| GIVEN RECORDS |
★ ★ ★ ★
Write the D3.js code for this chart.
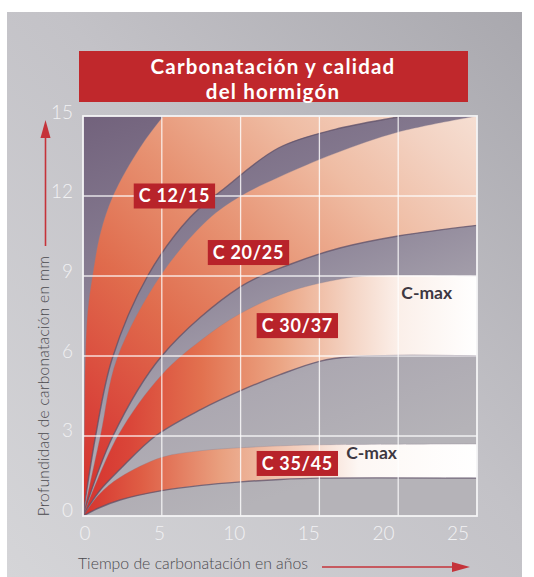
<!DOCTYPE html>
<html>
<head>
<meta charset="utf-8">
<script src="https://cdn.jsdelivr.net/npm/d3@7"></script>
<style>
  body { margin: 0; background: #fff; }
  svg { display: block; }
  text { font-family: Lato, "Open Sans", sans-serif; }
</style>
</head>
<body>
<div id="chart"></div>
<script>
// [year, depth mm], one list per band edge
const c1215Top = [[0, 0], [0.08, 3], [0.15, 6], [0.3, 7.7], [0.6, 9], [1.1, 10.6], [1.9, 12], [3.6, 13.8], [5.1, 15], [6.5, 16]];
const c1215Bottom = [[0, 0], [0.8, 3], [1.85, 5.9], [4.1, 9], [6.8, 11.2], [9, 12.3], [12.4, 13.8], [16, 14.5], [20.3, 15], [23, 15.3]];
const c2025Top = [[0, 0], [1.1, 3], [2.15, 5.9], [4.9, 9], [7.9, 11.1], [10, 12], [12.4, 12.7], [16, 13.6], [20, 14.4], [25, 15]];
const c2025Bottom = [[0, 0], [1.9, 3], [5, 6], [10, 8.6], [13.2, 9.45], [16.3, 10.05], [20, 10.5], [25, 10.9]];
const c3037Top = [[0, 0], [2.2, 3], [5, 5.3], [7.5, 6.6], [10, 7.6], [13, 8.4], [16, 8.85], [18, 9], [25, 9]];
const c3037Bottom = [[0, 0], [1, 0.9], [2.35, 1.75], [4.6, 3], [7.5, 4], [10, 4.7], [12.5, 5.3], [15, 5.8], [17, 5.97], [25, 6]];
const c3545Top = [[0, 0], [1, 0.8], [2.35, 1.45], [5, 2.2], [7.5, 2.45], [10, 2.56], [12.5, 2.63], [15, 2.67], [25, 2.7]];
const c3545Bottom = [[0, 0], [1, 0.3], [2.35, 0.6], [5, 0.95], [7.5, 1.15], [10, 1.28], [12.5, 1.37], [15, 1.42], [25, 1.42]];

const gradeNames = ["C 12/15", "C 20/25", "C 30/37", "C 35/45"];
const xTicks = [0, 5, 10, 15, 20, 25];
const yTicks = [0, 3, 6, 9, 12, 15];

const W = 534, H = 577;
const svg = d3.select("#chart").append("svg").attr("width", W).attr("height", H);
const defs = svg.append("defs");

const x = d3.scaleLinear().domain([0, 25]).range([83, 477]);
const y = d3.scaleLinear().domain([0, 15]).range([516, 116]);
// tick numbers were set a little off the grid in the print
const xLab = d3.scaleLinear().domain([0, 25]).range([85, 458]);
const yLab = d3.scaleLinear().domain([0, 15]).range([510, 112]);

// panel
const pg = defs.append("linearGradient").attr("id", "panel")
  .attr("x1", "0%").attr("y1", "100%").attr("x2", "100%").attr("y2", "0%");
pg.append("stop").attr("offset", "0%").attr("stop-color", "#d5d5d8");
pg.append("stop").attr("offset", "55%").attr("stop-color", "#c3c2c7");
pg.append("stop").attr("offset", "100%").attr("stop-color", "#a9a8ae");
svg.append("rect").attr("x", 7).attr("y", 12).attr("width", 515).attr("height", 565)
  .attr("fill", "url(#panel)");

// title
svg.append("rect").attr("x", 79).attr("y", 51).attr("width", 389).attr("height", 51)
  .attr("fill", "#c0282c");
const title = svg.append("text").attr("text-anchor", "middle")
  .attr("fill", "#fff").attr("font-size", 20.5).attr("font-weight", 700).attr("letter-spacing", 1.2);
title.append("tspan").attr("x", 273).attr("y", 74).text("Carbonatación y calidad");
title.append("tspan").attr("x", 273).attr("dy", 24.6).text("del hormigón");

// plot background
const bg = defs.append("linearGradient").attr("id", "plotbg")
  .attr("x1", "0%").attr("y1", "0%").attr("x2", "35%").attr("y2", "100%");
bg.append("stop").attr("offset", "0%").attr("stop-color", "#72627c");
bg.append("stop").attr("offset", "45%").attr("stop-color", "#8c8397");
bg.append("stop").attr("offset", "75%").attr("stop-color", "#aca8b1");
bg.append("stop").attr("offset", "100%").attr("stop-color", "#b5b3b8");

defs.append("clipPath").attr("id", "clip").append("rect")
  .attr("x", x(0)).attr("y", y(15)).attr("width", x(25) - x(0)).attr("height", y(0) - y(15));

const plot = svg.append("g").attr("clip-path", "url(#clip)");
plot.append("rect").attr("x", x(0)).attr("y", y(15))
  .attr("width", x(25) - x(0)).attr("height", y(0) - y(15)).attr("fill", "url(#plotbg)");

function bandGradient(id, x2, y2, stops) {
  const g = defs.append("linearGradient").attr("id", id)
    .attr("gradientUnits", "userSpaceOnUse")
    .attr("x1", x(0)).attr("y1", y(0)).attr("x2", x2).attr("y2", y2);
  stops.forEach(s => g.append("stop").attr("offset", s[0]).attr("stop-color", s[1]));
}
// upper bands fade towards the top right corner
bandGradient("warm", x(25), y(15), [[0, "#d3302c"], [0.15, "#d9443a"], [0.35, "#e06c4d"], [0.55, "#e79373"], [0.75, "#efbca3"], [0.9, "#f3d2c2"], [1, "#f6dfd3"]]);
// lower bands fade to white towards the right
bandGradient("pale", x(25), y(0), [[0, "#d6332e"], [0.12, "#da4639"], [0.3, "#e2714f"], [0.5, "#eba584"], [0.68, "#f4d4c4"], [0.8, "#fbefe9"], [1, "#ffffff"]]);
bandGradient("pale2", x(25), y(0), [[0, "#d6332e"], [0.15, "#df5e45"], [0.35, "#e9a07f"], [0.6, "#f6dcd0"], [0.7, "#fdf7f4"], [1, "#ffffff"]]);

const line = d3.line().x(d => x(d[0])).y(d => y(d[1])).curve(d3.curveCatmullRom.alpha(0.5));

const bands = [
  { top: c1215Top, bottom: c1215Bottom, fill: "url(#warm)" },
  { top: c2025Top, bottom: c2025Bottom, fill: "url(#warm)" },
  { top: c3037Top, bottom: c3037Bottom, fill: "url(#pale)" },
  { top: c3545Top, bottom: c3545Bottom, fill: "url(#pale2)" }
];

bands.forEach(b => {
  const up = line(b.top);
  const lo = line(b.bottom.slice().reverse());
  plot.append("path").attr("d", up + "L" + lo.slice(1) + "Z").attr("fill", b.fill);
});

// darker rims under each band
bands.forEach(b => {
  plot.append("path").attr("d", line(b.bottom)).attr("fill", "none")
    .attr("stroke", "#5f5068").attr("stroke-width", 1.4).attr("stroke-opacity", 0.75);
  plot.append("path").attr("d", line(b.top)).attr("fill", "none")
    .attr("stroke", "#8a7d8f").attr("stroke-width", 0.8).attr("stroke-opacity", 0.4);
});

// grid
const grid = svg.append("g").attr("stroke", "#fff").attr("stroke-opacity", 0.8).attr("stroke-width", 1.3);
xTicks.slice(1, -1).forEach(v => grid.append("line")
  .attr("x1", x(v)).attr("x2", x(v)).attr("y1", y(0)).attr("y2", y(15)));
yTicks.slice(1, -1).forEach(v => grid.append("line")
  .attr("x1", x(0)).attr("x2", x(25)).attr("y1", y(v)).attr("y2", y(v)));
svg.append("rect").attr("x", x(0)).attr("y", y(15))
  .attr("width", x(25) - x(0)).attr("height", y(0) - y(15))
  .attr("fill", "none").attr("stroke", "#f4f4f6").attr("stroke-width", 1.8);

// tick numbers
svg.append("g").selectAll("text").data(yTicks).join("text")
  .attr("x", 73).attr("y", d => yLab(d)).attr("dy", "0.36em")
  .attr("text-anchor", "end").attr("fill", "#f1f1f3")
  .attr("font-size", 19).attr("font-weight", 300).text(d => d);
svg.append("g").selectAll("text").data(xTicks).join("text")
  .attr("x", d => xLab(d)).attr("y", 533).attr("dy", "0.36em")
  .attr("text-anchor", "middle").attr("fill", "#f1f1f3")
  .attr("font-size", 19).attr("font-weight", 300).text(d => d);

// axis titles + arrows
svg.append("text").attr("transform", "translate(49,386) rotate(-90)")
  .attr("text-anchor", "middle").attr("fill", "#4a494e")
  .attr("font-size", 15.5).attr("font-weight", 300).attr("letter-spacing", 0.3)
  .text("Profundidad de carbonatación en mm");
svg.append("text").attr("x", 78).attr("y", 569)
  .attr("fill", "#4a494e").attr("font-size", 15.8).attr("font-weight", 300)
  .text("Tiempo de carbonatación en años");

const red = "#c5333a";
svg.append("line").attr("x1", 45.5).attr("x2", 45.5).attr("y1", 246).attr("y2", 132)
  .attr("stroke", red).attr("stroke-width", 1.6);
svg.append("path").attr("d", "M45.5,120 L40.5,138 L50.5,138 Z").attr("fill", red);
svg.append("line").attr("x1", 322).attr("x2", 458).attr("y1", 567).attr("y2", 567)
  .attr("stroke", red).attr("stroke-width", 1.6);
svg.append("path").attr("d", "M470,567 L452,562 L452,572 Z").attr("fill", red);

// grade labels
function gradeLabel(name, cx, cy) {
  const g = svg.append("g");
  const t = g.append("text").attr("x", cx).attr("y", cy).attr("dy", "0.36em")
    .attr("text-anchor", "middle").attr("fill", "#fff")
    .attr("font-size", 18).attr("font-weight", 700).attr("letter-spacing", 0.7).text(name);
  const w = t.node().getComputedTextLength() + 10;
  g.insert("rect", "text").attr("x", cx - w / 2).attr("y", cy - 12.5)
    .attr("width", w).attr("height", 25).attr("fill", "#b8232a");
}
gradeLabel(gradeNames[0], x(5.8), y(12));
gradeLabel(gradeNames[1], x(10.5), y(9.88));
gradeLabel(gradeNames[2], x(13.6), y(7.14));
gradeLabel(gradeNames[3], x(13.6), y(1.97));

svg.append("text").attr("x", x(20.2)).attr("y", y(8.14))
  .attr("fill", "#3e3842").attr("font-size", 17.5).attr("font-weight", 700).text("C-max");
svg.append("text").attr("x", x(16.7)).attr("y", y(2.14))
  .attr("fill", "#3e3842").attr("font-size", 17.5).attr("font-weight", 700).text("C-max");
</script>
</body>
</html>
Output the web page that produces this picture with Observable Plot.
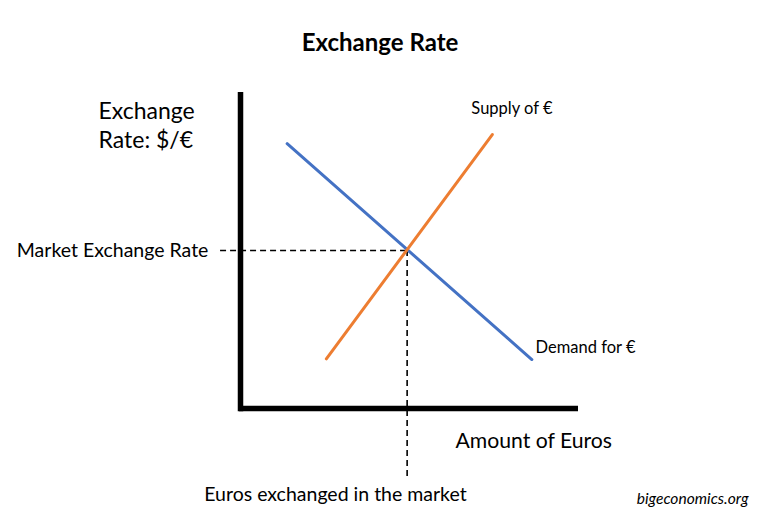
<!DOCTYPE html>
<html>
<head>
<meta charset="utf-8">
<script src="https://cdn.jsdelivr.net/npm/d3@7"></script>
<script src="https://cdn.jsdelivr.net/npm/@observablehq/plot@0.6"></script>
<style>
  html, body { margin: 0; padding: 0; background: #fff; }
  #title { box-sizing: border-box; width: 760px; height: 70px; padding-top: 28px;
           text-align: center; font-family: Lato, sans-serif; font-weight: bold;
           font-size: 24px; line-height: 1.2; color: #000; }
  #chart svg { display: block; }
</style>
</head>
<body>
<div id="title">Exchange Rate</div>
<div id="chart"></div>
<script>
// Demand and supply curves (abstract units: 0–10 on each axis)
const demandX = [1.38, 8.62];
const demandY = [8.38, 1.55];
const supplyX = [2.54, 7.45];
const supplyY = [1.57, 8.67];
// Market equilibrium
const eqX = 4.93;
const eqY = 5.0;

const demand = demandX.map((x, i) => ({x, y: demandY[i]}));
const supply = supplyX.map((x, i) => ({x, y: supplyY[i]}));

const font = "Lato, sans-serif";

const chart = Plot.plot({
  width: 768,
  height: 454,
  style: {fontFamily: font, background: "#fff", overflow: "visible"},
  x: {domain: [0, 10], range: [240, 578], axis: null},
  y: {domain: [0, 10], range: [338, 22], axis: null},
  marks: [
    // equilibrium dashed guides
    Plot.ruleY([eqY], {x1: -0.59, x2: eqX, stroke: "#000", strokeWidth: 1.6, strokeDasharray: "6,4"}),
    Plot.ruleX([eqX], {y1: eqY, y2: -2.18, stroke: "#000", strokeWidth: 1.6, strokeDasharray: "6,4"}),
    // axes
    Plot.ruleX([0], {y1: -0.1, y2: 10.0, stroke: "#000", strokeWidth: 5.5}),
    Plot.ruleY([0], {x1: -0.03, x2: 10.0, stroke: "#000", strokeWidth: 5.5}),
    // curves
    Plot.line(demand, {x: "x", y: "y", stroke: "#4472C4", strokeWidth: 3}),
    Plot.line(supply, {x: "x", y: "y", stroke: "#ED7D31", strokeWidth: 3}),
    // labels
    Plot.text(["Exchange\nRate: $/€"], {x: -4.2, y: 9.0, textAnchor: "start", lineHeight: 1.28, fontSize: 23, fill: "#000"}),
    Plot.text(["Market Exchange Rate"], {x: -0.95, y: eqY, textAnchor: "end", fontSize: 19.5, fill: "#000"}),
    Plot.text(["Supply of €"], {x: 6.83, y: 9.48, textAnchor: "start", fontSize: 16.5, fill: "#000"}),
    Plot.text(["Demand for €"], {x: 8.73, y: 1.93, textAnchor: "start", fontSize: 16.5, fill: "#000"}),
    Plot.text(["Amount of Euros"], {x: 6.36, y: -1.03, textAnchor: "start", fontSize: 21.2, fill: "#000"}),
    Plot.text(["Euros exchanged in the market"], {x: 2.81, y: -2.72, fontSize: 19.5, fill: "#000"}),
    Plot.text(["bigeconomics.org"], {x: 15.03, y: -2.85, textAnchor: "end", fontSize: 15.6, fontStyle: "italic", fill: "#000"})
  ]
});
document.getElementById("chart").append(chart);
</script>
</body>
</html>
★ ★ ★ ★
| YOUR GOAL |
Count the lines above in which the word "this" appears, then state only that count.

| TASK RESULT |
2